Sophia Rosado gives a reserve performance as Willow Parker that works well with the cold-hearted character, but Krista D’Agostino, as Dr. Haxton is magnificent. Laying it all out on the stage, you feel her confusion, her sorrow, and panic. Out of all of the tough and rough characters in the play, hers is the most relatable. The intellectual trying to make sense of something supernatural.
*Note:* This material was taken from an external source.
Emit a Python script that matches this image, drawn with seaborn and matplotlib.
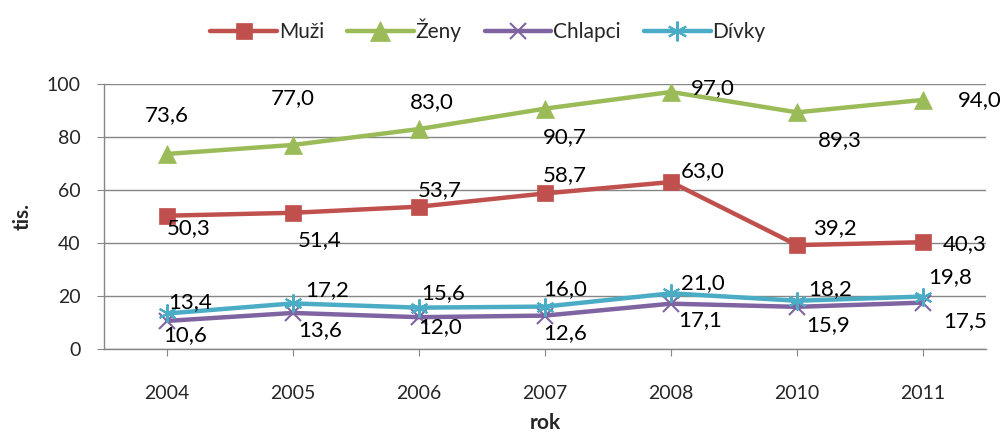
import matplotlib

matplotlib.use("Agg")
import matplotlib.pyplot as plt
import pandas as pd
import seaborn as sns

YEARS = ["2004", "2005", "2006", "2007", "2008", "2010", "2011"]
MUZI = [50.3, 51.4, 53.7, 58.7, 63.0, 39.2, 40.3]
ZENY = [73.6, 77.0, 83.0, 90.7, 97.0, 89.3, 94.0]
CHLAPCI = [10.6, 13.6, 12.0, 12.6, 17.1, 15.9, 17.5]
DIVKY = [13.4, 17.2, 15.6, 16.0, 21.0, 18.2, 19.8]

SERIES = [
    ("Muži", MUZI, "#C0504D", "s", 11, 1),
    ("Ženy", ZENY, "#9BBB59", "^", 13, 1),
    ("Chlapci", CHLAPCI, "#8064A2", "x", 11, 2),
    ("Dívky", DIVKY, "#4BACC6", (6, 2, 0), 13, 2),
]

# label offsets in pixels (dx, dy) from the point, as placed in the original
LABEL_OFFSETS = {
    "Muži": [(22, -12), (27, -27), (21, 17), (20, 18), (32, 11), (38, 17), (42, -2)],
    "Ženy": [(0, 39), (0, 47), (13, 27), (20, -28), (42, 4), (43, -28), (57, 0)],
    "Chlapci": [(18, -14), (27, -17), (21, -10), (20, -17), (29, -16), (31, -18), (42, -18)],
    "Dívky": [(23, 11), (34, 13), (24, 15), (20, 17), (32, 10), (33, 12), (27, 19)],
}


def main() -> None:
    sns.set_style("white")
    plt.rcParams["font.family"] = ["Lato", "DejaVu Sans"]

    frame = pd.concat(
        [
            pd.DataFrame({"pos": range(len(YEARS)), "value": values, "series": name})
            for name, values, *_ in SERIES
        ],
        ignore_index=True,
    )

    fig = plt.figure(figsize=(10, 4.37), dpi=100)
    ax = fig.add_axes([0.104, 0.2014, 0.882, 0.6064])

    for name, values, color, marker, size, zorder in SERIES:
        sub = frame[frame["series"] == name]
        sns.lineplot(
            data=sub,
            x="pos",
            y="value",
            color=color,
            linewidth=3.2,
            marker=marker,
            markersize=size,
            markeredgecolor=color,
            markeredgewidth=1.5 if marker in ("x", (6, 2, 0)) else 0.5,
            label=name,
            zorder=3 + zorder,
            ax=ax,
        )
        for i, v in enumerate(values):
            dx, dy = LABEL_OFFSETS[name][i]
            ax.annotate(
                f"{v:.1f}".replace(".", ","),
                (i, v),
                xytext=(dx, dy),
                textcoords="offset pixels",
                ha="center",
                va="center",
                fontsize=16,
                color="black",
                zorder=10,
            )

    ax.set_xlim(-0.5, len(YEARS) - 0.5)
    ax.set_ylim(0, 100)
    ax.set_yticks(range(0, 101, 20))
    ax.set_xticks(range(len(YEARS)))
    ax.set_xticklabels(YEARS)
    ax.tick_params(axis="both", labelsize=14, length=5, color="#868686", direction="out",
                   bottom=True, left=True)
    ax.tick_params(axis="x", pad=21)
    ax.tick_params(axis="y", pad=12)
    ax.yaxis.grid(True, color="#868686", linewidth=1)
    ax.set_axisbelow(True)
    for side in ("top", "right"):
        ax.spines[side].set_visible(False)
    for side in ("left", "bottom"):
        ax.spines[side].set_color("#868686")
        ax.spines[side].set_linewidth(1)

    ax.set_xlabel("rok", fontsize=15, fontweight="bold", labelpad=8)
    ax.set_ylabel("tis.", fontsize=15, fontweight="bold", labelpad=10)

    handles, labels = ax.get_legend_handles_labels()
    ax.legend(
        handles,
        labels,
        loc="upper center",
        bbox_to_anchor=(0.488, 1.0),
        bbox_transform=fig.transFigure,
        ncol=4,
        frameon=False,
        fontsize=15,
        handlelength=3.2,
        handletextpad=0.1,
        columnspacing=1.1,
        markerscale=1.1,
    )

    fig.savefig("out.png", dpi=100)
    plt.close(fig)


if __name__ == "__main__":
    main()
The first half rolls along and ends on a high note that leaves the audience anxiously waiting for the outcome. But when the second half comes along it's stuffed with two flashbacks. One detailing a time when Willow Parker and another infamous bounty hunter Cole White met in Mexico. The other Glanton describes the night he murdered Parker’s parents. The play drags for the last fifteen minutes. A dice game is used as an attempt to intensify the moment but end up being unnecessary along with a shaky fight scene and long pauses in between lines. By the time the ending finally arrives, it ends the same it began with a song written by Bill Daniel called Willow’s Song. Sophia’s silky smooth voice almost makes up for the second half, but one may still leave their seat wishing there was smoother road to the end.

Despite the second-half’s length, Hell Followed With Her brings a different kind of story to the stage that blends well with the Halloween season. I challenge anyone that questions the idea of a western/zombie play being any good to see this show. It will shock you, make you laugh, and possibly change your mind on what’s possible and what’s not.

Through November 9th, 2019 at The Den Theater.